While Kim Jong-nam has long made a habit of speaking to media, until the publication of Yoji Gomi’s book it had appeared that most of his conversations had been through chance meetings with foreign correspondents at airports and other public locations.  Few would have suspected that he would be in such regular contact with the press as it seems he was with Mr. Gomi.  As such, his conversations raise lots of interesting questions for Korea watchers, some of which we managed put to Mr. Gomi in a recent interview.

1. How did you happen to meet Kim Jong-nam and why was he so trusting in a stranger like yourself at first?
I happened to meet him at Beijing airport. We have exchanged more than 150 emails since meeting. We met two times last year and I persuaded him to take an interview with me – and he basically agreed with my plan. I suppose he wants to appeal to the public that the DPRK should make economic reforms as soon as possible.

2. Did Kim Jong-nam offer any insight into the practical way he hopes the regime could make reforms without upsetting the internal balance of power too much?
He believed that the Chinese way is the best for the DPRK. It is possible to invite capitalism while maintaining socialism. For him, the most important thing is to protect foreign investors, including those from South Korea.

3. Why do you think Kim Jong-nam has been so vocal with media, when traditionally the Kim family has been very averse to speaking with foreign media?
Good question. The motivation for contacting media, including myself, is to protect himself. When he feels that his life is in danger, he tries to get in touch with media and expose the secrets of the DPRK.

4. Do you think Kim Jong-nam has much concern for his own personal safety? He claims to be protected by China, but as we know, North Korea has the capacity to make people go missing overseas quite easily.
Yes, he is concerned about his safety. My source said that he has been protected by someone in Macao.

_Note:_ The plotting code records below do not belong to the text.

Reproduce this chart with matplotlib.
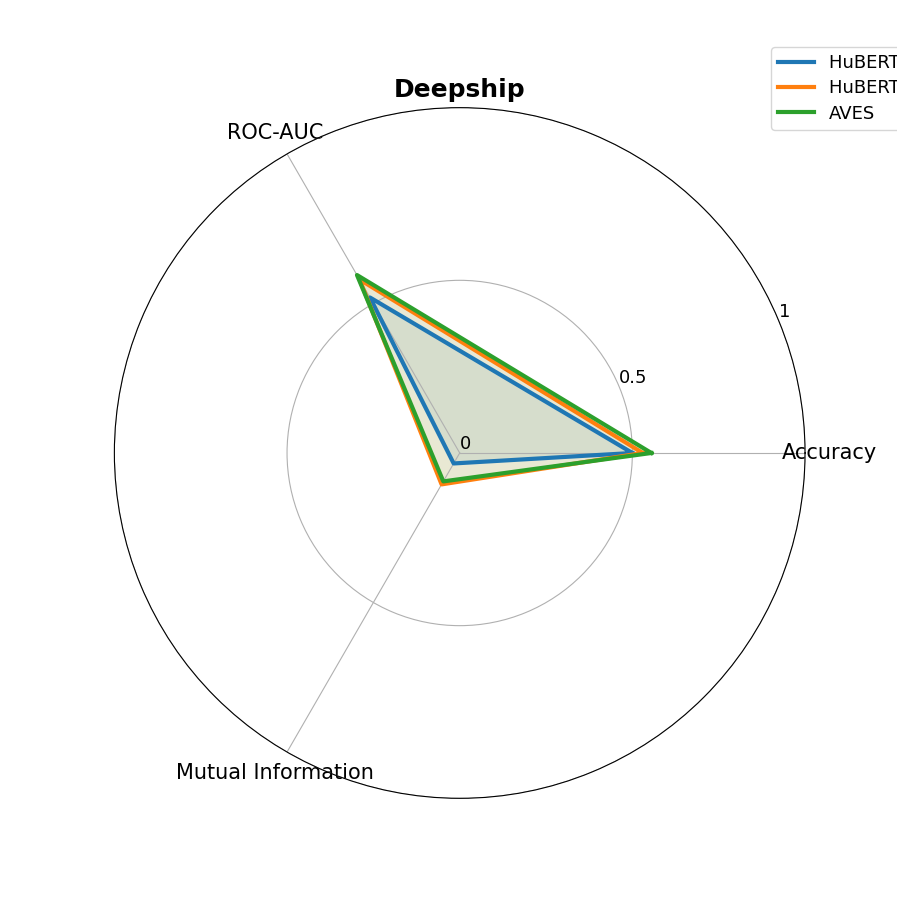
"""
radar chart of the Deepship results
"""

import numpy as np
import matplotlib
matplotlib.use("Agg")
import matplotlib.pyplot as plt

# metrics and scores
metrics = ["Accuracy", "ROC-AUC", "Mutual Information"]
models = ["HuBERT (base)", "HuBERT (large)", "AVES"]
hubert_base = [0.50, 0.52, 0.035]
hubert_large = [0.53, 0.58, 0.105]
aves = [0.555, 0.595, 0.095]
colors = ["#1f77b4", "#ff7f0e", "#2ca02c"]

angles = np.linspace(0, 2 * np.pi, len(metrics), endpoint=False)

fig = plt.figure(figsize=(8.97, 8.97), dpi=100)
ax = fig.add_subplot(111, polar=True)

for name, vals, col in zip(models, [hubert_base, hubert_large, aves], colors):
    v = np.concatenate([vals, vals[:1]])
    a = np.concatenate([angles, angles[:1]])
    ax.plot(a, v, color=col, linewidth=3, label=name)
    ax.fill(a, v, color=col, alpha=0.1)

ax.set_thetagrids(np.degrees(angles), metrics, fontsize=15)
ax.tick_params(axis="x", pad=7)
ax.set_ylim(0, 1)
ax.set_yticks([0, 0.5, 1])
ax.set_yticklabels(["0", "0.5", "1"], fontsize=13)
ax.set_title("Deepship", fontsize=18, fontweight="bold", pad=8)

fig.legend(loc="upper left", bbox_to_anchor=(771 / 897, 1 - 47 / 897),
           borderaxespad=0, fontsize=13, labelspacing=0.4)

plt.savefig("out.png")
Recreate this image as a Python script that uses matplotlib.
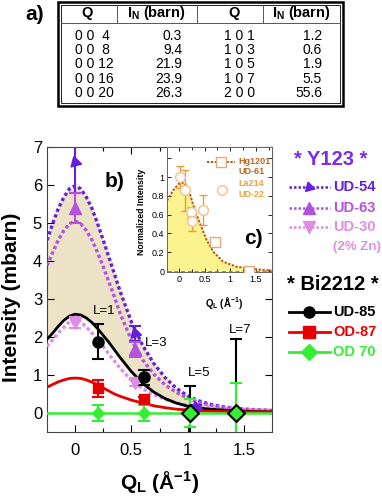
import numpy as np
import matplotlib
matplotlib.use('Agg')
import matplotlib.pyplot as plt
from matplotlib.patches import Rectangle
from matplotlib.lines import Line2D

plt.rcParams['font.family'] = ['Liberation Sans', 'DejaVu Sans']
plt.rcParams['mathtext.fontset'] = 'custom'
plt.rcParams['mathtext.rm'] = 'Liberation Sans'
plt.rcParams['mathtext.bf'] = 'Liberation Sans:bold'
plt.rcParams['mathtext.it'] = 'Liberation Sans:italic'

W, H = 382, 496  # figure size in pixels


def fx(x):
    return x / W


def fy(y):
    return 1 - y / H


# ---- table a) ----
tab_q1 = ['0 0  4', '0 0  8', '0 0 12', '0 0 16', '0 0 20']
tab_i1 = ['0.3', '9.4', '21.9', '23.9', '26.3']
tab_q2 = ['1 0 1', '1 0 3', '1 0 5', '1 0 7', '2 0 0']
tab_i2 = ['1.2', '0.6', '1.9', '5.5', '55.6']

# ---- main panel b): fitted curves ----
q_fit = [-0.25, -0.2, -0.15, -0.1, -0.05, 0.0, 0.05, 0.1, 0.15, 0.2, 0.25, 0.3, 0.35, 0.4,
         0.5, 0.6, 0.7, 0.8, 0.9, 1.0, 1.1, 1.2, 1.3, 1.4, 1.5, 1.6, 1.75]
ud54_fit = [4.55, 4.98, 5.38, 5.68, 5.9, 5.98, 5.9, 5.68, 5.38, 4.98, 4.55, 4.1, 3.65, 3.2,
            2.4, 1.78, 1.3, 0.93, 0.65, 0.45, 0.32, 0.23, 0.17, 0.13, 0.1, 0.08, 0.06]
ud63_fit = [3.88, 4.22, 4.55, 4.8, 4.98, 5.05, 4.98, 4.8, 4.55, 4.22, 3.85, 3.45, 3.05, 2.62,
            1.92, 1.4, 1.02, 0.74, 0.54, 0.39, 0.28, 0.21, 0.16, 0.13, 0.1, 0.09, 0.07]
ud30_fit = [1.75, 1.93, 2.1, 2.26, 2.4, 2.45, 2.4, 2.26, 2.1, 1.93, 1.75, 1.55, 1.36, 1.18,
            0.86, 0.64, 0.48, 0.36, 0.27, 0.2, 0.16, 0.13, 0.11, 0.1, 0.09, 0.08, 0.07]
ud85_fit = [1.94, 2.1, 2.28, 2.44, 2.55, 2.6, 2.58, 2.5, 2.38, 2.22, 2.04, 1.86, 1.66, 1.46,
            1.09, 0.78, 0.55, 0.38, 0.26, 0.18, 0.13, 0.1, 0.08, 0.06, 0.05, 0.04, 0.03]
od87_fit = [0.68, 0.75, 0.82, 0.87, 0.91, 0.92, 0.91, 0.87, 0.81, 0.74, 0.66, 0.58, 0.5, 0.44,
            0.34, 0.26, 0.19, 0.14, 0.1, 0.08, 0.06, 0.05, 0.04, 0.04, 0.03, 0.03, 0.03]
od70_fit_q = [-0.25, 1.75]
od70_fit = [0.0, 0.0]

# ---- main panel b): data points ----
ud54_q = [0.0, 0.53, 1.07]
ud54_i = [6.6, 2.1, 0.17]
ud54_e = [0.8, 0.2, 0.05]
ud63_q = [0.0, 0.53]
ud63_i = [5.4, 1.68]
ud63_e = [0.4, 0.2]
ud30_q = [0.0, 0.53]
ud30_i = [2.38, 0.8]
ud30_e = [0.14, 0.1]
ud85_q = [0.2, 0.61, 1.02, 1.43]
ud85_i = [1.88, 0.94, 0.0, 0.0]
ud85_e = [0.46, 0.2, 0.7, 1.95]
od87_q = [0.2, 0.61]
od87_i = [0.65, 0.36]
od87_e = [0.22, 0.07]
od70_q = [0.2, 0.61, 1.02, 1.43]
od70_i = [0.0, 0.0, 0.0, 0.0]
od70_e = [0.22, 0.2, 0.38, 0.78]
l_labels = ['L=1', 'L=3', 'L=5', 'L=7']
l_label_q = [0.26, 0.72, 1.1, 1.47]
l_label_i = [2.68, 1.85, 1.05, 2.18]

# ---- inset c) ----
hg_fit_q = [-0.23, -0.11, 0.0, 0.06, 0.12, 0.21, 0.31, 0.41, 0.54, 0.67, 0.86, 1.12, 1.51, 1.8]
hg_fit = [0.75, 0.86, 0.93, 0.94, 0.93, 0.83, 0.65, 0.51, 0.33, 0.205, 0.1, 0.046, 0.018, 0.005]
hg_q = [0.7, 1.36]
hg_i = [0.31, 0.0]
la_q = [0.02, 0.12, 0.23, 0.25, 0.46]
la_i = [1.0, 0.86, 0.63, 0.53, 0.65]
la_e = [0.12, 0.22, 0.05, 0.1, 0.16]

c54 = '#6420dc'
c63 = '#b452e0'
c30 = '#e08ce4'
cred = '#e80000'
cgreen = '#33ee33'
dot = (0, (1, 0.8))

fig = plt.figure(figsize=(W / 100, H / 100), dpi=100)

# table
fig.add_artist(Rectangle((fx(58), fy(106)), fx(343) - fx(58), fy(2) - fy(106),
                         transform=fig.transFigure, fill=False, lw=1.8, color='black'))
fig.add_artist(Rectangle((fx(61), fy(103)), fx(340) - fx(61), fy(5) - fy(103),
                         transform=fig.transFigure, fill=False, lw=0.6, color='black'))
fig.add_artist(Line2D([fx(61), fx(340)], [fy(23), fy(23)], transform=fig.transFigure,
                      lw=0.7, color='#555555'))
for xv in [117, 197, 263]:
    fig.add_artist(Line2D([fx(xv), fx(xv)], [fy(5), fy(23)], transform=fig.transFigure,
                          lw=0.7, color='#555555'))
hdr = dict(fontsize=10.5, fontweight='bold', ha='center', va='center')
fig.text(fx(87), fy(13), 'Q', **hdr)
fig.text(fx(156), fy(13), r'I$_\mathbf{N}$ (barn)', **hdr)
fig.text(fx(234), fy(13), 'Q', **hdr)
fig.text(fx(301), fy(13), r'I$_\mathbf{N}$ (barn)', **hdr)
row_y = [36, 50, 64, 79, 93]
for k in range(5):
    fig.text(fx(75), fy(row_y[k]), tab_q1[k], fontsize=10, va='center', ha='left')
    fig.text(fx(182), fy(row_y[k]), tab_i1[k], fontsize=10, va='center', ha='right')
    fig.text(fx(224), fy(row_y[k]), tab_q2[k], fontsize=10, va='center', ha='left')
    fig.text(fx(322), fy(row_y[k]), tab_i2[k], fontsize=10, va='center', ha='right')
fig.text(fx(35), fy(15), 'a)', fontsize=15, fontweight='bold', ha='center', va='center')

# main panel
ax = fig.add_axes([fx(47), fy(432), fx(272) - fx(47), fy(147) - fy(432)])
ax.fill_between(q_fit, ud54_fit, ud85_fit, color='#ece3c6', lw=0, zorder=1)
ax.plot(q_fit, ud54_fit, color=c54, lw=2.4, ls=dot, zorder=3)
ax.plot(q_fit, ud63_fit, color=c63, lw=2.4, ls=dot, zorder=3)
ax.plot(q_fit, ud30_fit, color=c30, lw=2.4, ls=dot, zorder=3)
ax.plot(q_fit, ud85_fit, color='black', lw=2, zorder=3)
ax.plot(q_fit, od87_fit, color=cred, lw=2, zorder=3)
ax.plot(od70_fit_q, od70_fit, color=cgreen, lw=1.8, zorder=3)

eb = dict(fmt='none', elinewidth=1.5, capsize=4, capthick=1.5, zorder=4)
ax.errorbar(ud54_q, ud54_i, yerr=ud54_e, ecolor=c54, **eb)
ax.errorbar(ud63_q, ud63_i, yerr=ud63_e, ecolor=c63, **eb)
ax.errorbar(ud30_q, ud30_i, yerr=ud30_e, ecolor=c30, **eb)
ax.errorbar(ud85_q, ud85_i, yerr=ud85_e, ecolor='black', **eb)
ax.errorbar(od87_q, od87_i, yerr=od87_e, ecolor=cred, **eb)
ax.errorbar(od70_q, od70_i, yerr=od70_e, ecolor=cgreen, **eb)

flag = (3, 0, -105)
ax.plot(ud54_q, ud54_i, ls='none', marker=flag, ms=9, color=c54, zorder=5)
ax.plot(ud63_q, ud63_i, ls='none', marker='^', ms=8, color=c63, zorder=5)
ax.plot(ud30_q, ud30_i, ls='none', marker='v', ms=8, color=c30, zorder=5)
ax.plot(ud85_q[:2], ud85_i[:2], ls='none', marker='o', ms=8, color='black', zorder=5)
ax.plot(ud85_q[2:], ud85_i[2:], ls='none', marker='D', ms=9, color='black', zorder=5)
ax.plot(od87_q, od87_i, ls='none', marker='s', ms=7, color=cred, zorder=5)
ax.plot(od70_q, od70_i, ls='none', marker='D', ms=6.5, color=cgreen, zorder=6)

for lab, lq, li in zip(l_labels, l_label_q, l_label_i):
    ax.text(lq, li, lab, fontsize=9.5, ha='center', va='center', zorder=7)
ax.text(0.35, 6.08, 'b)', fontsize=15, fontweight='bold', ha='center', va='center')

ax.set_xlim(-0.25, 1.75)
ax.set_ylim(-0.5, 7)
ax.set_xticks([0, 0.5, 1, 1.5])
ax.set_xticklabels(['0', '0.5', '1', '1.5'])
ax.set_xticks([0.25, 0.75, 1.25], minor=True)
ax.set_yticks(range(8))
ax.tick_params(direction='in', top=True, right=True, length=5, width=0.8, labelsize=12)
ax.tick_params(axis='x', which='major', pad=8)
ax.tick_params(which='minor', direction='in', top=True, length=3, width=0.8)
for s in ax.spines.values():
    s.set_linewidth(0.8)
    s.set_color('#444444')
fig.text(fx(12), fy(297), 'Intensity (mbarn)', rotation=90, fontsize=15,
         fontweight='bold', ha='center', va='center')
fig.text(fx(160), fy(482), r'Q$_\mathbf{L}$ (Å$^\mathbf{-1}$)', fontsize=15,
         fontweight='bold', ha='center', va='center')

# inset
axin = fig.add_axes([fx(167), fy(272), fx(272) - fx(167), fy(147) - fy(272)])
axin.fill_between(hg_fit_q, hg_fit, 0, color='#fdf38e', lw=0, zorder=1)
axin.axhline(0, color='#888888', lw=0.7, ls=(0, (4, 3)), zorder=2)
axin.plot(hg_fit_q, hg_fit, color='#b5560f', lw=1.4, ls=(0, (1.2, 0.8)), zorder=3)
axin.plot(hg_q, hg_i, ls='none', marker='s', ms=7, mfc='white', mec='#e4aa7a', mew=1, zorder=4)
axin.errorbar(la_q, la_i, yerr=la_e, fmt='none', ecolor='#ec9a40', elinewidth=1,
              capsize=3, capthick=1, zorder=4)
axin.plot(la_q, la_i, ls='none', marker='o', ms=7, mfc='white', mec='#f5c090', mew=1, zorder=5)
axin.set_xlim(-0.23, 1.81)
axin.set_ylim(-0.01, 1.32)
axin.set_xticks([0, 0.5, 1, 1.5])
axin.set_xticklabels(['0', '0.5', '1', '1.5'])
axin.set_xticks([0.25, 0.75, 1.25, 1.75], minor=True)
axin.set_yticks([0, 0.2, 0.4, 0.6, 0.8, 1.0, 1.2])
axin.set_yticklabels(['0', '0.2', '0.4', '0.6', '0.8', '1', ''])
axin.tick_params(direction='in', top=True, right=True, length=3, width=0.6, labelsize=6.5, pad=2)
axin.tick_params(which='minor', direction='in', top=True, length=2, width=0.6)
for s in axin.spines.values():
    s.set_linewidth(0.7)
    s.set_color('#666666')
axin.text(1.44, 0.35, 'c)', fontsize=15, fontweight='bold', ha='center', va='center')
fig.text(fx(142), fy(212), 'Normalized Intensity', rotation=90, fontsize=6.3,
         fontweight='bold', ha='center', va='center')
fig.text(fx(224), fy(303), r'Q$_\mathbf{L}$ (Å$^\mathbf{-1}$)', fontsize=7,
         fontweight='bold', ha='center', va='center')

# inset legend
fig.add_artist(Line2D([fx(207), fx(235)], [fy(162), fy(162)], color='#b5560f', lw=1.4,
                      ls=(0, (1.2, 0.8))))
fig.add_artist(Line2D([fx(221)], [fy(162)], marker='s', ms=7, mfc='white', mec='#e4aa7a',
                      ls='none'))
fig.text(fx(238), fy(162), 'Hg1201', color='#c0661a', fontsize=6.5, fontweight='bold', va='center')
fig.text(fx(238), fy(172), 'UD-61', color='#c0661a', fontsize=6.5, fontweight='bold', va='center')
fig.add_artist(Line2D([fx(222)], [fy(190)], marker='o', ms=7, mfc='white', mec='#f5c090',
                      ls='none'))
fig.text(fx(238), fy(183), 'La214', color='#f0a040', fontsize=6.5, fontweight='bold', va='center')
fig.text(fx(238), fy(195), 'UD-22', color='#f0a040', fontsize=6.5, fontweight='bold', va='center')

# right-hand legend
fig.text(fx(331), fy(160), '* Y123 *', color='#7a2ee0', fontsize=14.5, fontweight='bold',
         ha='center', va='center')
fig.text(fx(333), fy(285), '* Bi2212 *', color='black', fontsize=14.5, fontweight='bold',
         ha='center', va='center')
rows = [(187, c54, dot, flag, 'UD-54'), (208, c63, dot, '^', 'UD-63'),
        (227, c30, dot, 'v', 'UD-30'), (312, 'black', '-', 'o', 'UD-85'),
        (332, cred, '-', 's', 'OD-87'), (352, cgreen, '-', 'D', 'OD 70')]
for y, col, ls, mk, lab in rows:
    fig.add_artist(Line2D([fx(289), fx(330)], [fy(y), fy(y)], color=col, ls=ls,
                          lw=2 if ls == '-' else 1.8))
    fig.add_artist(Line2D([fx(309)], [fy(y)], marker=mk, ms=8, color=col, ls='none'))
    fig.text(fx(333), fy(y), lab, color=col, fontsize=10.5, fontweight='bold', va='center')
fig.text(fx(333), fy(247), '(2% Zn)', color=c30, fontsize=9.5, fontweight='bold', va='center')

fig.savefig('out.png', dpi=100)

5. How does Kim Jong-nam feel about the forthcoming book you are publishing? Was he on board with its publication?
He is not happy with my book. So has stopped sending me emails.

6. Has Kim Jong-nam ever expressed much regarding unification to you? If so, what was his position on this?
He never referred to unification. But he does hope for economic development of North Korea.

7. What is Kim Jong-nam’s estimation of the current South Korean government led by President Lee Myung Bak?
The relationship between South and North Korea will be difficult for a whole because neither government recognizes each other, he said.

8. Has Kim Jong-nam expressed any thoughts about what a North Korea would look like not ruled by one of the Kim family? Or at least, one not ruled by his brother.
He opposed the power succession to his brother. But he did not elaborate on who is suitable to be the next leader.

9. In a WSJ report with you, Kim Jong-nam said that he spoke regularly to his father by telephone, despite media reports that he was “cut off” from Pyongyang. Did he ever reveal much about the type of conversations he had?
He said he and his father talked about the nuclear issue and power succession by phone. But he never elaborated on the details of their conversation.

10. While reports have indicated that Kim Jong-nam doesn’t know his brother Jong-un, has Jong-nam ever revealed any personality details about his younger brother to you that he picked up from other family members? If so, what were these?
Kim Jong-nam said noting about his brother, as he has never met Jong-un.